— BEGIN Material provided —

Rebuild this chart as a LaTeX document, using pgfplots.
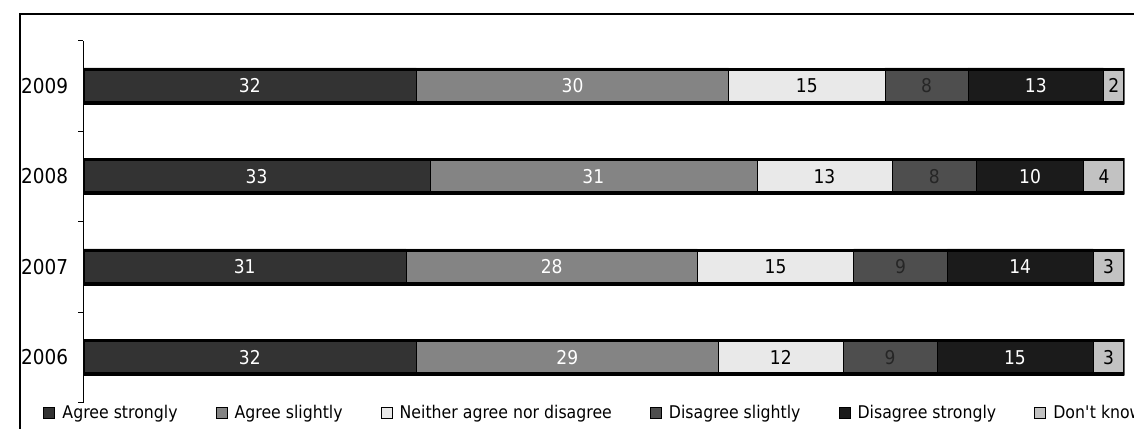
\documentclass[border=0pt]{standalone}
\usepackage{pgfplots}
\pgfplotsset{compat=1.18}
\usepackage{pgfplotstable}
\usepackage{fontspec}
\setmainfont{DejaVu Sans}[FakeStretch=0.9]

\definecolor{cAS}{HTML}{333333}
\definecolor{cASl}{HTML}{848484}
\definecolor{cNei}{HTML}{E9E9E9}
\definecolor{cDSl}{HTML}{4E4E4E}
\definecolor{cDSt}{HTML}{1B1B1B}
\definecolor{cDK}{HTML}{C2C2C2}

\pgfplotstableread{
idx as asl nei dsl dst dk las lasl lnei ldsl ldst ldk tot
0 32 29 12 9 15 3 32 29 12 9 15 3 100
1 31 28 15 9 14 3 31 28 15 9 14 3 100
2 33.3 31.4 13.0 8.1 10.3 3.9 33 31 13 8 10 4 100
3 32 30 15 8 13 2 32 30 15 8 13 2 100
}\datatable

\pgfplotsset{
  lab/.style={
    nodes near coords,
    point meta=explicit,
    every node near coord/.append style={anchor=center, text=#1,
      font=\fontsize{19}{19}\selectfont, inner sep=0pt},
  },
  leg/.style={legend image code/.code={
    \draw[##1, draw=black, line width=1pt] (0pt,-5.5pt) rectangle (11pt,5.5pt);}},
}

\begin{document}
\begin{tikzpicture}[x=1pt,y=1pt]
\useasboundingbox (0,0) rectangle (1134,428);
\clip (0,0) rectangle (1134,428);
\draw[line width=1.3pt] (20,-5) -- (20,414) -- (1140,414);

\begin{axis}[
  at={(80,28)}, anchor=south west,
  scale only axis, width=1041pt, height=362pt,
  xmin=0, xmax=100, ymin=-0.5, ymax=3.5,
  xbar stacked, bar width=36pt,
  /pgf/number format/assume math mode=true,
  axis x line=none, axis y line*=left,
  y axis line style={line width=0.8pt, -},
  ytick={0,1,2,3}, yticklabels={2006,2007,2008,2009},
  minor ytick={-0.5,0.5,1.5,2.5,3.5},
  major tick length=0pt, minor tick length=5pt,
  tick align=outside,
  minor tick style={line width=0.8pt, black},
  yticklabel style={font=\fontsize{20.5}{20.5}\selectfont, inner sep=0pt, xshift=-15pt},
  legend columns=6,
  legend style={at={(axis description cs:-0.0384,-0.0278)}, anchor=west,
    draw=none, fill=none, inner sep=0pt,
    font=\fontsize{17.5}{17.5}\selectfont,
    /tikz/every odd column/.append style={column sep=5pt},
    /tikz/every even column/.append style={column sep=36pt}},
  legend cell align=left,
]
\addplot[fill=cAS, draw=black, line width=0.6pt, lab=white, leg] table[x=as, y=idx, meta=las] {\datatable};
\addlegendentry{Agree strongly}
\addplot[fill=cASl, draw=black, line width=0.6pt, lab=white, leg] table[x=asl, y=idx, meta=lasl] {\datatable};
\addlegendentry{Agree slightly}
\addplot[fill=cNei, draw=black, line width=0.6pt, lab=black, leg] table[x=nei, y=idx, meta=lnei] {\datatable};
\addlegendentry{Neither agree nor disagree}
\addplot[fill=cDSl, draw=black, line width=0.6pt, lab=black!85, leg] table[x=dsl, y=idx, meta=ldsl] {\datatable};
\addlegendentry{Disagree slightly}
\addplot[fill=cDSt, draw=black, line width=0.6pt, lab=white, leg] table[x=dst, y=idx, meta=ldst] {\datatable};
\addlegendentry{Disagree strongly}
\addplot[fill=cDK, draw=black, line width=0.6pt, lab=black, leg] table[x=dk, y=idx, meta=ldk] {\datatable};
\addlegendentry{Don\textquotesingle t know}
\end{axis}

\begin{axis}[
  at={(80,28)}, anchor=south west,
  scale only axis, width=1041pt, height=362pt,
  xmin=0, xmax=100, ymin=-0.5, ymax=3.5,
  hide axis, xbar, bar width=33pt,
]
\addplot[fill=none, draw=black, line width=3pt] table[x=tot, y=idx] {\datatable};
\end{axis}
\end{tikzpicture}
\end{document}
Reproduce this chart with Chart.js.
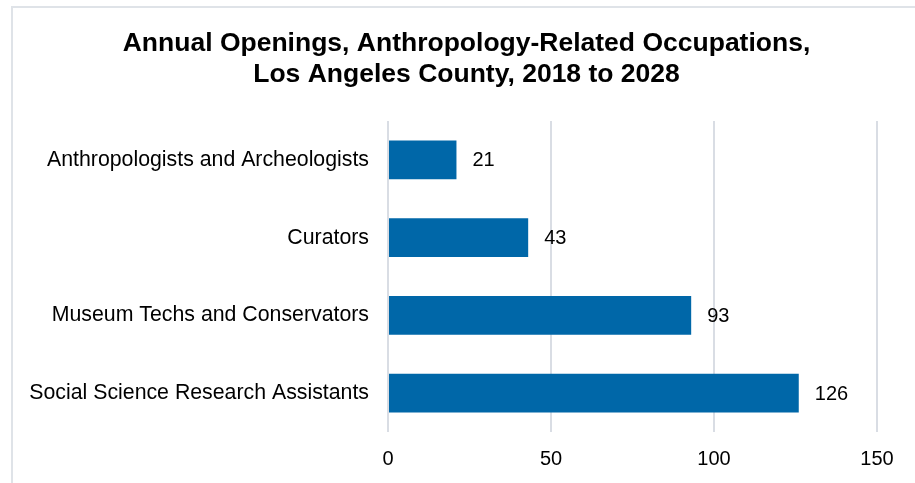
<!DOCTYPE html>
<html>
<head>
<meta charset="utf-8">
<script src="https://cdn.jsdelivr.net/npm/chart.js@4/dist/chart.umd.min.js"></script>
<style>
  html, body { margin: 0; padding: 0; background: #ffffff; }
  #wrap { position: relative; width: 915px; height: 483px; overflow: hidden; }
  #frame { position: absolute; left: 11px; top: 6px; width: 1000px; height: 600px;
           border-left: 2px solid #dfe3e8; border-top: 2px solid #dfe3e8; box-sizing: border-box; }
  canvas { position: absolute; left: 0; top: 0; }
</style>
</head>
<body>
<div id="wrap">
  <div id="frame"></div>
  <canvas id="chart" width="933" height="483"></canvas>
</div>
<script>
// Occupations and their projected annual openings
const occupations = [
  'Anthropologists and Archeologists',
  'Curators',
  'Museum Techs and Conservators',
  'Social Science Research Assistants'
];
const annualOpenings = [21, 43, 93, 126];
const titleLines = [
  'Annual Openings, Anthropology-Related Occupations,',
  'Los Angeles County, 2018 to 2028'
];
const axisMax = 150;
const axisStep = 50;

const FONT = "'Liberation Sans', Arial, sans-serif";
const BAR_BLUE = '#0067a8';

// Writes each bar's value just past its end
const valueLabels = {
  id: 'valueLabels',
  afterDatasetsDraw(chart) {
    const ctx = chart.ctx;
    const meta = chart.getDatasetMeta(0);
    const values = chart.data.datasets[0].data;
    ctx.save();
    ctx.font = '20px ' + FONT;
    ctx.fillStyle = '#000000';
    ctx.textAlign = 'left';
    ctx.textBaseline = 'middle';
    meta.data.forEach((bar, i) => {
      ctx.fillText(String(values[i]), bar.x + 16, bar.y + 1);
    });
    ctx.restore();
  }
};

new Chart(document.getElementById('chart'), {
  type: 'bar',
  data: {
    labels: occupations,
    datasets: [{
      data: annualOpenings,
      backgroundColor: BAR_BLUE,
      borderWidth: 0,
      categoryPercentage: 1,
      barPercentage: 0.5
    }]
  },
  options: {
    indexAxis: 'y',
    responsive: false,
    animation: false,
    devicePixelRatio: 1,
    layout: { padding: 0 },
    plugins: {
      legend: { display: false },
      tooltip: { enabled: false },
      title: {
        display: true,
        text: titleLines,
        color: '#000000',
        font: { family: FONT, size: 26.5, weight: 'bold', lineHeight: '31px' },
        padding: { top: 28, bottom: 31 }
      }
    },
    scales: {
      x: {
        min: 0,
        max: axisMax,
        ticks: {
          stepSize: axisStep,
          color: '#000000',
          padding: 15,
          font: { family: FONT, size: 20 }
        },
        grid: { color: '#d9dde4', lineWidth: 2, drawTicks: false },
        border: { display: false },
        afterFit(axis) { axis.height = 51; }
      },
      y: {
        ticks: {
          color: '#000000',
          padding: 19,
          font: { family: FONT, size: 21.3 }
        },
        grid: { display: false, drawTicks: false },
        border: { display: false },
        afterFit(axis) { axis.width = 388; }
      },
      // empty right-hand margin so the title centres over the framed area
      gutter: {
        type: 'linear',
        position: 'right',
        axis: 'y',
        ticks: { display: false },
        grid: { display: false, drawTicks: false },
        border: { display: false },
        afterFit(axis) { axis.width = 56; }
      }
    }
  },
  plugins: [valueLabels]
});
</script>
</body>
</html>
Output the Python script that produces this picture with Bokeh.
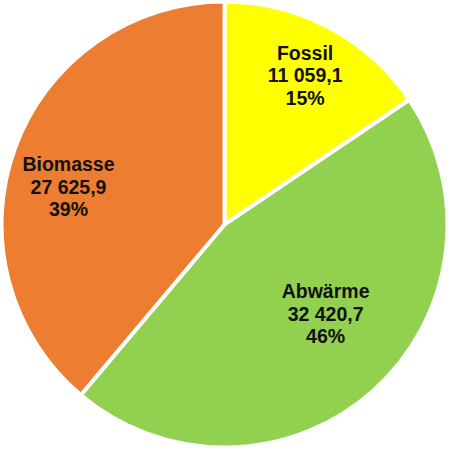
import math
from bokeh.plotting import figure
from bokeh.models import Range1d, ColumnDataSource
from bokeh.core.properties import value
from bokeh.embed import file_html
from bokeh.resources import INLINE

# ---- data ----
categories = ["Fossil", "Abwärme", "Biomasse"]
values = [11059.1, 32420.7, 27625.9]
value_labels = ["11 059,1", "32 420,7", "27 625,9"]
percent_labels = ["15%", "46%", "39%"]
colors = ["#FFFF00", "#92D050", "#ED7D31"]

# ---- layout ----
W = H = 450
cx, cy = 224, 226
R = 223
label_r = [0.76, 0.604, 0.72]      # fraction of radius
label_da = [-0.4, 6.7, 6.4]        # angle tweak in degrees
line_gap = 22.5

total = sum(values)
starts, ends, mids = [], [], []
a = 90.0
for v in values:
    span = v / total * 360.0
    starts.append(math.radians(a))
    ends.append(math.radians(a - span))
    mids.append(a - span / 2)
    a -= span

p = figure(width=W, height=H, output_backend="svg", toolbar_location=None,
           x_range=Range1d(0, W), y_range=Range1d(0, H), min_border=0,
           background_fill_color="white", border_fill_color="white")
p.axis.visible = False
p.grid.visible = False
p.outline_line_color = None

src = ColumnDataSource(dict(start=starts, end=ends, color=colors,
                            x=[cx] * 3, y=[cy] * 3))
p.wedge(x="x", y="y", radius=R, start_angle="start", end_angle="end",
        direction="clock", fill_color="color", line_color="white",
        line_width=4, source=src)

lx, ly = [], []
for i in range(3):
    ang = math.radians(mids[i] + label_da[i])
    lx.append(cx + label_r[i] * R * math.cos(ang))
    ly.append(cy + label_r[i] * R * math.sin(ang))

for k, texts in enumerate([categories, value_labels, percent_labels]):
    off = (1 - k) * line_gap
    p.text(x=lx, y=[y + off for y in ly], text=texts,
           text_align="center", text_baseline="middle",
           text_font=value("Liberation Sans"), text_font_style="bold",
           text_font_size="19.5px", text_color="#111111")

open("out.html", "w").write(file_html(p, INLINE))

— END Material provided —

• **Task to complete**: Only the lines from the one holding "Output the Python" to the one holding "line_width=4, source=src)" should be returned, both included and exactly as written, with no pictures.

• **Solution to the exercise**:
Output the Python script that produces this picture with Bokeh.
import math
from bokeh.plotting import figure
from bokeh.models import Range1d, ColumnDataSource
from bokeh.core.properties import value
from bokeh.embed import file_html
from bokeh.resources import INLINE

# ---- data ----
categories = ["Fossil", "Abwärme", "Biomasse"]
values = [11059.1, 32420.7, 27625.9]
value_labels = ["11 059,1", "32 420,7", "27 625,9"]
percent_labels = ["15%", "46%", "39%"]
colors = ["#FFFF00", "#92D050", "#ED7D31"]

# ---- layout ----
W = H = 450
cx, cy = 224, 226
R = 223
label_r = [0.76, 0.604, 0.72]      # fraction of radius
label_da = [-0.4, 6.7, 6.4]        # angle tweak in degrees
line_gap = 22.5

total = sum(values)
starts, ends, mids = [], [], []
a = 90.0
for v in values:
    span = v / total * 360.0
    starts.append(math.radians(a))
    ends.append(math.radians(a - span))
    mids.append(a - span / 2)
    a -= span

p = figure(width=W, height=H, output_backend="svg", toolbar_location=None,
           x_range=Range1d(0, W), y_range=Range1d(0, H), min_border=0,
           background_fill_color="white", border_fill_color="white")
p.axis.visible = False
p.grid.visible = False
p.outline_line_color = None

src = ColumnDataSource(dict(start=starts, end=ends, color=colors,
                            x=[cx] * 3, y=[cy] * 3))
p.wedge(x="x", y="y", radius=R, start_angle="start", end_angle="end",
        direction="clock", fill_color="color", line_color="white",
        line_width=4, source=src)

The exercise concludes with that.